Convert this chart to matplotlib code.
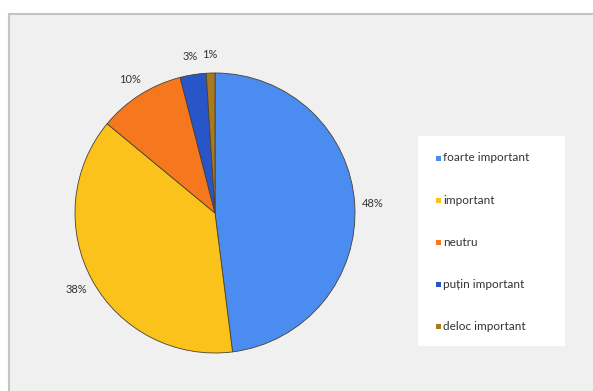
import matplotlib
matplotlib.use("Agg")
import matplotlib.pyplot as plt
from matplotlib.patches import Rectangle

categories = ["foarte important", "important", "neutru", "puțin important", "deloc important"]
values = [48, 38, 10, 3, 1]
colors = ["#4a8cf0", "#fcc21c", "#f5781e", "#2856c8", "#a8791e"]

W, H = 593, 391
fig = plt.figure(figsize=(W / 100, H / 100), dpi=100, facecolor="white")

# panel background
fig.patches.append(Rectangle((9 / W, -0.05), 1.0, (H - 14) / H + 0.05, transform=fig.transFigure,
                             facecolor="#f0f0f0", edgecolor="#c4c4c4", linewidth=1.5, zorder=-2))

cx, cy, r = 215, 213, 140
ax = fig.add_axes([(cx - r) / W, (H - cy - r) / H, 2 * r / W, 2 * r / H])
ax.set_facecolor("none")
ax.set_zorder(1)
wedges, texts, autotexts = ax.pie(values, colors=colors, startangle=90, counterclock=False,
                                  autopct=lambda p: f"{p:.0f}%", pctdistance=1.13,
                                  wedgeprops=dict(edgecolor="#4a4030", linewidth=0.6),
                                  textprops=dict(fontsize=8, color="#333333", family="Lato"))
ax.set_xlim(-1, 1)
ax.set_ylim(-1, 1)
ax.set_aspect("equal")

# legend box
fig.patches.append(Rectangle((418 / W, (H - 346) / H), 147 / W, 210 / H, transform=fig.transFigure,
                             facecolor="white", edgecolor="none", zorder=-1))
ys = [158, 200, 242, 284, 326]
for lab, col, y in zip(categories, colors, ys):
    fig.patches.append(Rectangle((436 / W, (H - y - 2.5) / H), 5 / W, 5 / H, transform=fig.transFigure,
                                 facecolor=col, edgecolor="none", zorder=2))
    fig.text(443 / W, (H - y) / H, lab, fontsize=8.5, color="#333333", family="Lato",
             va="center", ha="left", zorder=3)

fig.savefig("out.png", dpi=100, facecolor="white")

▶ _Problem to work on_
Exclude the images, then output the data above word for word.

▶ _Task solution_
Convert this chart to matplotlib code.
import matplotlib
matplotlib.use("Agg")
import matplotlib.pyplot as plt
from matplotlib.patches import Rectangle

categories = ["foarte important", "important", "neutru", "puțin important", "deloc important"]
values = [48, 38, 10, 3, 1]
colors = ["#4a8cf0", "#fcc21c", "#f5781e", "#2856c8", "#a8791e"]

W, H = 593, 391
fig = plt.figure(figsize=(W / 100, H / 100), dpi=100, facecolor="white")

# panel background
fig.patches.append(Rectangle((9 / W, -0.05), 1.0, (H - 14) / H + 0.05, transform=fig.transFigure,
                             facecolor="#f0f0f0", edgecolor="#c4c4c4", linewidth=1.5, zorder=-2))

cx, cy, r = 215, 213, 140
ax = fig.add_axes([(cx - r) / W, (H - cy - r) / H, 2 * r / W, 2 * r / H])
ax.set_facecolor("none")
ax.set_zorder(1)
wedges, texts, autotexts = ax.pie(values, colors=colors, startangle=90, counterclock=False,
                                  autopct=lambda p: f"{p:.0f}%", pctdistance=1.13,
                                  wedgeprops=dict(edgecolor="#4a4030", linewidth=0.6),
                                  textprops=dict(fontsize=8, color="#333333", family="Lato"))
ax.set_xlim(-1, 1)
ax.set_ylim(-1, 1)
ax.set_aspect("equal")

# legend box
fig.patches.append(Rectangle((418 / W, (H - 346) / H), 147 / W, 210 / H, transform=fig.transFigure,
                             facecolor="white", edgecolor="none", zorder=-1))
ys = [158, 200, 242, 284, 326]
for lab, col, y in zip(categories, colors, ys):
    fig.patches.append(Rectangle((436 / W, (H - y - 2.5) / H), 5 / W, 5 / H, transform=fig.transFigure,
                                 facecolor=col, edgecolor="none", zorder=2))
    fig.text(443 / W, (H - y) / H, lab, fontsize=8.5, color="#333333", family="Lato",
             va="center", ha="left", zorder=3)

fig.savefig("out.png", dpi=100, facecolor="white")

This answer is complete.